- [SHORT TASK]
Transcribe the records below from the first line to the line that includes "from matplotlib.legend_handler import", inclusive, and omit the pictures.

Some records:
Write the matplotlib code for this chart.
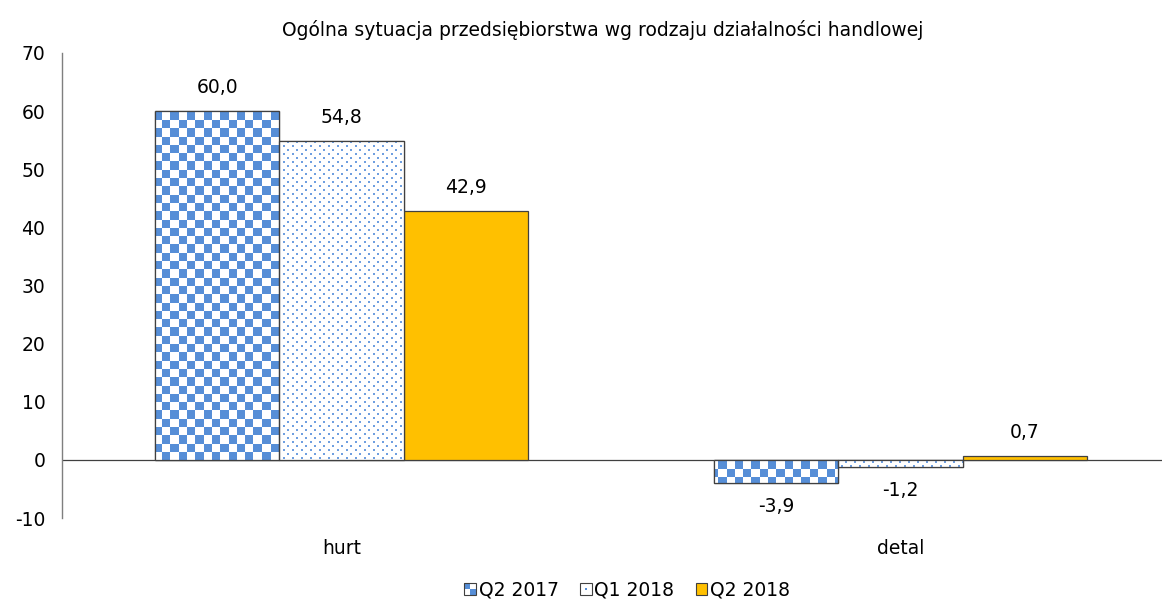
import numpy as np
import matplotlib
matplotlib.use("Agg")
import matplotlib.pyplot as plt
from matplotlib.patches import Rectangle
from matplotlib.legend_handler import HandlerBase

plt.rcParams["font.family"] = ["DejaVu Sans"]

categories = ["hurt", "detal"]
series_names = ["Q2 2017", "Q1 2018", "Q2 2018"]
values = {
    "Q2 2017": [60.0, -3.9],
    "Q1 2018": [54.8, -1.2],
    "Q2 2018": [42.9, 0.7],
}
title = "Ogólna sytuacja przedsiębiorstwa wg rodzaju działalności handlowej"
yticks = [-10, 0, 10, 20, 30, 40, 50, 60, 70]

BLUE = "#568ed7"
DOT = "#6f9fe0"
GOLD = "#ffc000"
FS = 13.5

W, H, DPI = 1162, 601, 100
fig = plt.figure(figsize=(W / DPI, H / DPI), dpi=DPI)

ax_left, ax_right, ax_top, ax_bottom = 62, 1162, 53, 518
ax = fig.add_axes([ax_left / W, (H - ax_bottom) / H,
                   (ax_right - ax_left) / W, (ax_bottom - ax_top) / H])

xmin = -0.5
px_per_unit = 559.0
xmax = xmin + (ax_right - ax_left) / px_per_unit
ax.set_xlim(xmin, xmax)
ax.set_ylim(-10, 70)

# pixel-level fill patterns, laid over the whole axes and clipped to each bar
aw, ah = ax_right - ax_left, ax_bottom - ax_top
yy, xx = np.mgrid[0:ah, 0:aw]
checker = ((xx // 8.3).astype(int) + (yy // 8.3).astype(int)) % 2 == 0
checker_img = np.ones((ah, aw, 3))
checker_img[checker] = matplotlib.colors.to_rgb(BLUE)

row = yy // 4
colpos = (xx + (row % 2) * 4) % 9
dots = (yy % 4 < 2) & (colpos < 2)
dots_img = np.ones((ah, aw, 3))
dots_img[dots] = matplotlib.colors.to_rgb(DOT)

patterns = {"Q2 2017": checker_img, "Q1 2018": dots_img, "Q2 2018": None}

n = len(series_names)
bar_w = 1 / 4.5
x = np.arange(len(categories))
for i, name in enumerate(series_names):
    offs = (i - (n - 1) / 2) * bar_w
    vals = values[name]
    img = patterns[name]
    face = GOLD if img is None else "white"
    edge = "#404040"
    bars = ax.bar(x + offs, vals, width=bar_w, color=face,
                  edgecolor=edge, linewidth=0.9, zorder=3)
    if img is not None:
        for b in bars:
            im = ax.imshow(img, extent=(xmin, xmax, -10, 70), aspect="auto",
                           interpolation="nearest", zorder=3.5)
            im.set_clip_path(b)
            outline = Rectangle(b.get_xy(), b.get_width(), b.get_height(),
                                fill=False, edgecolor="#404040",
                                linewidth=0.9, zorder=4)
            ax.add_patch(outline)
    for xi, v in zip(x + offs, vals):
        label = f"{v:.1f}".replace(".", ",")
        if v >= 0:
            ax.annotate(label, (xi, v), xytext=(0, 14),
                        textcoords="offset pixels",
                        ha="center", va="bottom", fontsize=FS)
        else:
            ax.annotate(label, (xi, v), xytext=(0, -14),
                        textcoords="offset pixels",
                        ha="center", va="top", fontsize=FS)

ax.axhline(0, color="#404040", linewidth=0.9, zorder=2)
ax.set_ylim(-10, 70)
ax.set_xlim(xmin, xmax)

for s in ["top", "right", "bottom"]:
    ax.spines[s].set_visible(False)
ax.spines["left"].set_color("#7f7f7f")
ax.spines["left"].set_linewidth(1.0)

ax.set_yticks(yticks)
ax.set_yticklabels([str(t) for t in yticks], fontsize=FS)
ax.tick_params(axis="y", length=0, pad=12)
ax.set_xticks(x)
ax.set_xticklabels(categories, fontsize=FS)
ax.tick_params(axis="x", length=0, pad=15)

fig.text(603 / W, 1 - 30 / H, title, ha="center", va="center", fontsize=FS)


class PatternHandler(HandlerBase):
    def __init__(self, kind):
        super().__init__()
        self.kind = kind

    def create_artists(self, legend, orig_handle, xdescent, ydescent,
                       width, height, fontsize, trans):
        s = min(width, height) * 0.85
        x0 = width - s - xdescent
        y0 = (height - s) / 2 - ydescent
        arts = []
        if self.kind == "checker":
            arts.append(Rectangle((x0, y0), s, s, facecolor="white",
                                  edgecolor="none", transform=trans))
            h = s / 2
            arts.append(Rectangle((x0, y0 + h), h, h, facecolor=BLUE,
                                  edgecolor="none", transform=trans))
            arts.append(Rectangle((x0 + h, y0), h, h, facecolor=BLUE,
                                  edgecolor="none", transform=trans))
            arts.append(Rectangle((x0, y0), s, s, fill=False,
                                  edgecolor="#404040", lw=0.8, transform=trans))
        elif self.kind == "dots":
            arts.append(Rectangle((x0, y0), s, s, facecolor="white",
                                  edgecolor="#404040", lw=0.8, transform=trans))
            d = s * 0.2
            arts.append(Rectangle((x0 + s / 2 - d / 2, y0 + s / 2 - d / 2), d, d,
                                  facecolor=BLUE, edgecolor="none",
                                  transform=trans))
        else:
            arts.append(Rectangle((x0, y0), s, s, facecolor=GOLD,
                                  edgecolor="#404040", lw=0.8, transform=trans))
        return arts


handles = [Rectangle((0, 0), 1, 1) for _ in series_names]
kinds = ["checker", "dots", "gold"]
leg = fig.legend(handles, series_names, loc="center",
                 bbox_to_anchor=(626 / W, 1 - 590 / H), ncol=3, frameon=False,
                 fontsize=FS, handlelength=0.75, handleheight=0.75,
                 handletextpad=0.15, columnspacing=1.0,
                 handler_map={h: PatternHandler(k) for h, k in zip(handles, kinds)})

fig.savefig("out.png", dpi=DPI)
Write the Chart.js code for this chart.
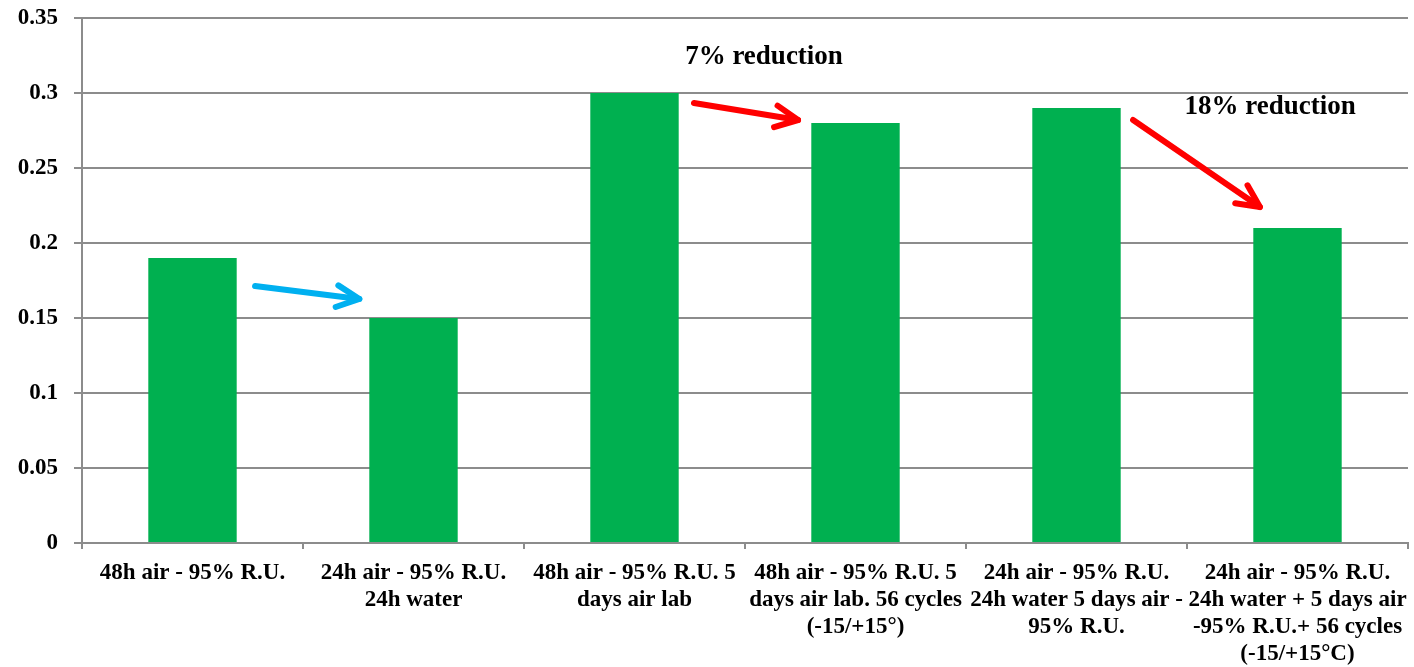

- [FULL OUTPUT]
Write the matplotlib code for this chart.
import numpy as np
import matplotlib
matplotlib.use("Agg")
import matplotlib.pyplot as plt
from matplotlib.patches import Rectangle
from matplotlib.legend_handler import HandlerBase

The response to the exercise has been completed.